A bit late to bitch about the industrial revolution.
Its not a revolution. Literally you're clapping you life away. Every job that doesn't require human intervention or compassion with be replaced with this type of shit.

You don't care because you don't have a skill.
 
You don't care because you don't have a skill.

I do care and I have plenty of skills. I just don't care about these pompous recording artist faggots. They are the most oversocialized tech fetishist people ever, and when now automation eventually comes for their lunch, they go all luddite? Not one of them could go six hours without their precious iphone.
 
Get me less of Taylor Swifts and Billie Eiliwhatevers and more of kino like this and I'll be good
 
Over night a huge cultural source/influence suddenly up and foreclosed on the dominant cultural thing. Rendered itself irrelevant trying to push it's new "thing" (rap, R&B, black culture, reality etc)
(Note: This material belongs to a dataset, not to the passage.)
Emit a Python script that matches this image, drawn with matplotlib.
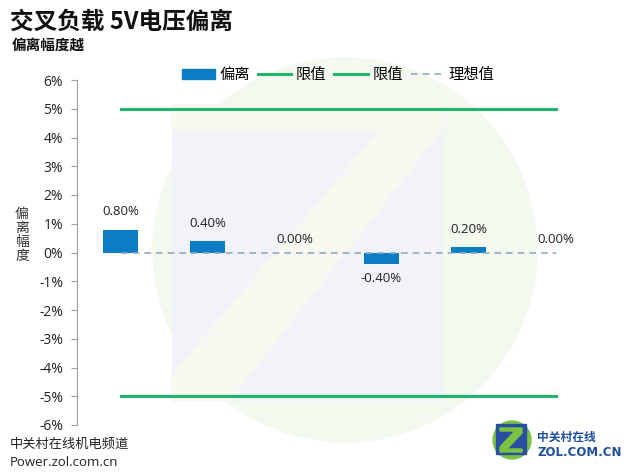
import matplotlib
matplotlib.use("Agg")
import matplotlib.pyplot as plt
from matplotlib.patches import Circle, Polygon, Rectangle, Patch
from matplotlib.lines import Line2D

plt.rcParams['font.family'] = ['Noto Sans CJK SC', 'DejaVu Sans']

categories = ["1", "2", "3", "4", "5", "6"]
deviation = [0.80, 0.40, 0.00, -0.40, 0.20, 0.00]
upper_limit = [5, 5, 5, 5, 5, 5]
lower_limit = [-5, -5, -5, -5, -5, -5]
ideal = [0, 0, 0, 0, 0, 0]
yticks = [-6, -5, -4, -3, -2, -1, 0, 1, 2, 3, 4, 5, 6]

bar_color = "#0a7dc6"
green = "#22b46c"
dash_color = "#8fa9c6"
num_font = ["Open Sans", "DejaVu Sans"]

fig = plt.figure(figsize=(6.4, 4.75), dpi=100)

# watermark background
bg = fig.add_axes([0, 0, 1, 1], zorder=0)
bg.set_xlim(0, 640)
bg.set_ylim(475, 0)
bg.axis("off")
bg.add_patch(Circle((345, 250), 192, color="#f4f9ef", zorder=0))
bg.add_patch(Rectangle((172, 105), 270, 295, color="#f2f3f9", zorder=1))
bg.add_patch(Polygon([(172, 105), (442, 105), (442, 130), (230, 400), (172, 400), (172, 375), (380, 130), (172, 130)],
                     closed=True, color="#f7f8ef", zorder=2))

ax = fig.add_axes([77/640, 50/475, 522/640, 345/475], zorder=2)
ax.patch.set_alpha(0)
x = list(range(len(categories)))

ax.bar(x, deviation, width=0.4, color=bar_color, zorder=3)
ax.plot(x, upper_limit, color=green, lw=2.2, zorder=2)
ax.plot(x, lower_limit, color=green, lw=2.2, zorder=2)
ax.plot(x, ideal, color=dash_color, lw=1.2, ls=(0, (4, 3)), zorder=4)

for xi, v in zip(x, deviation):
    if v > 0:
        off, va = 8, "bottom"
    elif v < 0:
        off, va = -6, "top"
    else:
        off, va = 5, "bottom"
    ax.annotate(f"{v:.2f}%", (xi, v), xytext=(0, off), textcoords="offset points",
                ha="center", va=va, fontsize=9.5, color="#222222", family=num_font)

ax.set_xlim(-0.5, len(categories) - 0.5)
ax.set_ylim(-6, 6)
ax.set_yticks(yticks)
ax.set_yticklabels([f"{t}%" for t in yticks], fontsize=10, color="#222222", family=num_font)
ax.set_xticks([])
for s in ["top", "right", "bottom"]:
    ax.spines[s].set_visible(False)
ax.spines["left"].set_color("#a0a0a0")
ax.tick_params(axis="y", length=4, color="#a0a0a0", pad=6)

handles = [Patch(color=bar_color),
           Line2D([], [], color=green, lw=2.2),
           Line2D([], [], color=green, lw=2.2),
           Line2D([], [], color=dash_color, lw=1.2, ls=(0, (4, 3)))]
labels = ["偏离", "限值", "限值", "理想值"]
ax.legend(handles, labels, loc="upper center", bbox_to_anchor=(0.5, 1.08), ncol=4, frameon=False,
          fontsize=11, handlelength=2.2, handletextpad=0.3, columnspacing=0.5, handleheight=0.6)

fig.text(10/640, 1 - 22/475, "交叉负载 5V电压偏离", fontsize=17, fontweight="bold", va="center", ha="left", color="#111111")
fig.text(12/640, 1 - 45/475, "偏离幅度越", fontsize=10.5, fontweight="bold", va="center", ha="left", color="#111111")
fig.text(22/640, 1 - 235/475, "偏\n离\n幅\n度", fontsize=10, va="center", ha="center", color="#333333", linespacing=1.0)
fig.text(10/640, 1 - 444/475, "中关村在线机电频道", fontsize=9.5, va="center", ha="left", color="#222222")
fig.text(10/640, 1 - 463/475, "Power.zol.com.cn", fontsize=9.5, va="center", ha="left", color="#222222", family=num_font)

# logo
bg.add_patch(Circle((512, 440), 19, color="#7cc242", zorder=5))
bg.add_patch(Rectangle((496, 424), 30, 30, color="#2a4fa0", zorder=6))
bg.add_patch(Polygon([(500, 428), (522, 428), (522, 433), (507, 449), (522, 449), (522, 452), (500, 452), (500, 447), (515, 431), (500, 431)],
                     closed=True, color="#7cc242", zorder=7))
fig.text(537/640, 1 - 437/475, "中关村在线", fontsize=8.5, fontweight="bold", va="center", ha="left", color="#1f4fa0")
fig.text(537/640, 1 - 452/475, "ZOL.COM.CN", fontsize=8.5, fontweight="bold", va="center", ha="left", color="#1f4fa0", family=["DejaVu Sans"])

fig.savefig("out.png", dpi=100)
MTV lost money on licensing fees every time it aired a music video. When they ran out of money to lose they had to either run homemade content or close up shop. Even at the height of its popularity, rights holders wanted consumers buying VHS tapes to see music videos. Companies could have recognized that MTV was the most effective advertisement possible and worked out a different deal, but they refused. That’s why MTV abandoned its cultural relevance.
 
MTV lost money on licensing fees every time it aired a music video. When they ran out of money to lose they had to either run homemade content or close up shop. Even at the height of its popularity, rights holders wanted consumers buying VHS tapes to see music videos. Companies could have recognized that MTV was the most effective advertisement possible and worked out a different deal, but they refused. That’s why MTV abandoned its cultural relevance.
I used to like VH1. Yanni is underrated.